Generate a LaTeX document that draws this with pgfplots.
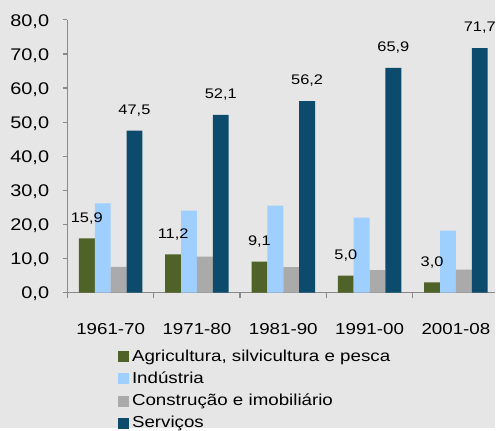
\documentclass[border=0pt]{standalone}
\usepackage{pgfplots}
\pgfplotsset{compat=1.18}
\usepackage{fontspec}
\setmainfont{Liberation Sans}[FakeStretch=1.18]

\definecolor{bgcol}{HTML}{E6E6E6}
\definecolor{axisgray}{HTML}{898989}
\definecolor{agri}{HTML}{4F6228}
\definecolor{indu}{HTML}{9FCFFF}
\definecolor{cons}{HTML}{AAAAAA}
\definecolor{serv}{HTML}{0D4B6C}

\begin{document}
\begin{tikzpicture}[x=1pt,y=1pt]
% background panel, 499 x 431
\fill[bgcol] (-68,-136) rectangle (431,295);
\begin{axis}[
    at={(0,0)}, anchor=south west,
    scale only axis, width=431pt, height=275pt,
    xmin=-0.5, xmax=4.454, ymin=0, ymax=80,
    ybar=0pt, bar width=16pt,
    axis x line*=bottom, axis y line*=left,
    axis line style={draw=axisgray, line width=1.3pt},
    tick align=outside, major tick length=5pt,
    xtick={0,1,2,3,4},
    xticklabels={1961-70,1971-80,1981-90,1991-00,2001-08},
    xtick style={draw=none},
    extra x ticks={-0.5,0.5,1.5,2.5,3.5},
    extra x tick labels={},
    extra x tick style={xtick style={draw=axisgray, line width=1.3pt}},
    ytick={0,10,...,80},
    ytick style={draw=axisgray, line width=1.3pt},
    xticklabel style={font=\fontsize{16}{19}\selectfont, yshift=-22pt},
    yticklabel style={font=\fontsize{17}{20}\selectfont, xshift=-10pt, yshift=-1.5pt},
    /pgf/number format/fixed,
    /pgf/number format/fixed zerofill,
    /pgf/number format/precision=1,
    /pgf/number format/use comma,
    /pgf/number format/assume math mode=true,
    legend style={at={(axis description cs:0.118,-0.207)}, anchor=north west,
        draw=none, fill=none, inner sep=0pt, row sep=7.3pt,
        font=\fontsize{16}{19}\selectfont,
        nodes={inner sep=0pt, text height=12pt, text depth=3pt},
        /tikz/every odd column/.append style={column sep=3pt}},
    legend cell align=left,
    every node near coord/.append style={font=\fontsize{14}{17}\selectfont, text=black, yshift=11pt},
]
% Agricultura, silvicultura e pesca
\addplot[fill=agri, draw=none, nodes near coords,
    legend image code/.code={\fill[agri] (0pt,-5.5pt) rectangle (11pt,5.5pt);}]
    coordinates {(0,15.9) (1,11.2) (2,9.1) (3,5.0) (4,3.0)};
% Industria
\addplot[fill=indu, draw=none,
    legend image code/.code={\fill[indu] (0pt,-5.5pt) rectangle (11pt,5.5pt);}]
    coordinates {(0,26.2) (1,24.1) (2,25.5) (3,22.0) (4,18.2)};
% Construcao e imobiliario
\addplot[fill=cons, draw=none,
    legend image code/.code={\fill[cons] (0pt,-5.5pt) rectangle (11pt,5.5pt);}]
    coordinates {(0,7.6) (1,10.6) (2,7.5) (3,6.6) (4,6.8)};
% Servicos
\addplot[fill=serv, draw=none, nodes near coords,
    legend image code/.code={\fill[serv] (0pt,-5.5pt) rectangle (11pt,5.5pt);}]
    coordinates {(0,47.5) (1,52.1) (2,56.2) (3,65.9) (4,71.7)};
\legend{{Agricultura, silvicultura e pesca}, Indústria, Construção e imobiliário, Serviços}
\end{axis}
\end{tikzpicture}
\end{document}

• Goal of the exercise:
Every line above should be repeated exactly; pictures stay out of the copy.

• Correct output:
Generate a LaTeX document that draws this with pgfplots.
\documentclass[border=0pt]{standalone}
\usepackage{pgfplots}
\pgfplotsset{compat=1.18}
\usepackage{fontspec}
\setmainfont{Liberation Sans}[FakeStretch=1.18]

\definecolor{bgcol}{HTML}{E6E6E6}
\definecolor{axisgray}{HTML}{898989}
\definecolor{agri}{HTML}{4F6228}
\definecolor{indu}{HTML}{9FCFFF}
\definecolor{cons}{HTML}{AAAAAA}
\definecolor{serv}{HTML}{0D4B6C}

\begin{document}
\begin{tikzpicture}[x=1pt,y=1pt]
% background panel, 499 x 431
\fill[bgcol] (-68,-136) rectangle (431,295);
\begin{axis}[
    at={(0,0)}, anchor=south west,
    scale only axis, width=431pt, height=275pt,
    xmin=-0.5, xmax=4.454, ymin=0, ymax=80,
    ybar=0pt, bar width=16pt,
    axis x line*=bottom, axis y line*=left,
    axis line style={draw=axisgray, line width=1.3pt},
    tick align=outside, major tick length=5pt,
    xtick={0,1,2,3,4},
    xticklabels={1961-70,1971-80,1981-90,1991-00,2001-08},
    xtick style={draw=none},
    extra x ticks={-0.5,0.5,1.5,2.5,3.5},
    extra x tick labels={},
    extra x tick style={xtick style={draw=axisgray, line width=1.3pt}},
    ytick={0,10,...,80},
    ytick style={draw=axisgray, line width=1.3pt},
    xticklabel style={font=\fontsize{16}{19}\selectfont, yshift=-22pt},
    yticklabel style={font=\fontsize{17}{20}\selectfont, xshift=-10pt, yshift=-1.5pt},
    /pgf/number format/fixed,
    /pgf/number format/fixed zerofill,
    /pgf/number format/precision=1,
    /pgf/number format/use comma,
    /pgf/number format/assume math mode=true,
    legend style={at={(axis description cs:0.118,-0.207)}, anchor=north west,
        draw=none, fill=none, inner sep=0pt, row sep=7.3pt,
        font=\fontsize{16}{19}\selectfont,
        nodes={inner sep=0pt, text height=12pt, text depth=3pt},
        /tikz/every odd column/.append style={column sep=3pt}},
    legend cell align=left,
    every node near coord/.append style={font=\fontsize{14}{17}\selectfont, text=black, yshift=11pt},
]
% Agricultura, silvicultura e pesca
\addplot[fill=agri, draw=none, nodes near coords,
    legend image code/.code={\fill[agri] (0pt,-5.5pt) rectangle (11pt,5.5pt);}]
    coordinates {(0,15.9) (1,11.2) (2,9.1) (3,5.0) (4,3.0)};
% Industria
\addplot[fill=indu, draw=none,
    legend image code/.code={\fill[indu] (0pt,-5.5pt) rectangle (11pt,5.5pt);}]
    coordinates {(0,26.2) (1,24.1) (2,25.5) (3,22.0) (4,18.2)};
% Construcao e imobiliario
\addplot[fill=cons, draw=none,
    legend image code/.code={\fill[cons] (0pt,-5.5pt) rectangle (11pt,5.5pt);}]
    coordinates {(0,7.6) (1,10.6) (2,7.5) (3,6.6) (4,6.8)};
% Servicos
\addplot[fill=serv, draw=none, nodes near coords,
    legend image code/.code={\fill[serv] (0pt,-5.5pt) rectangle (11pt,5.5pt);}]
    coordinates {(0,47.5) (1,52.1) (2,56.2) (3,65.9) (4,71.7)};
\legend{{Agricultura, silvicultura e pesca}, Indústria, Construção e imobiliário, Serviços}
\end{axis}
\end{tikzpicture}
\end{document}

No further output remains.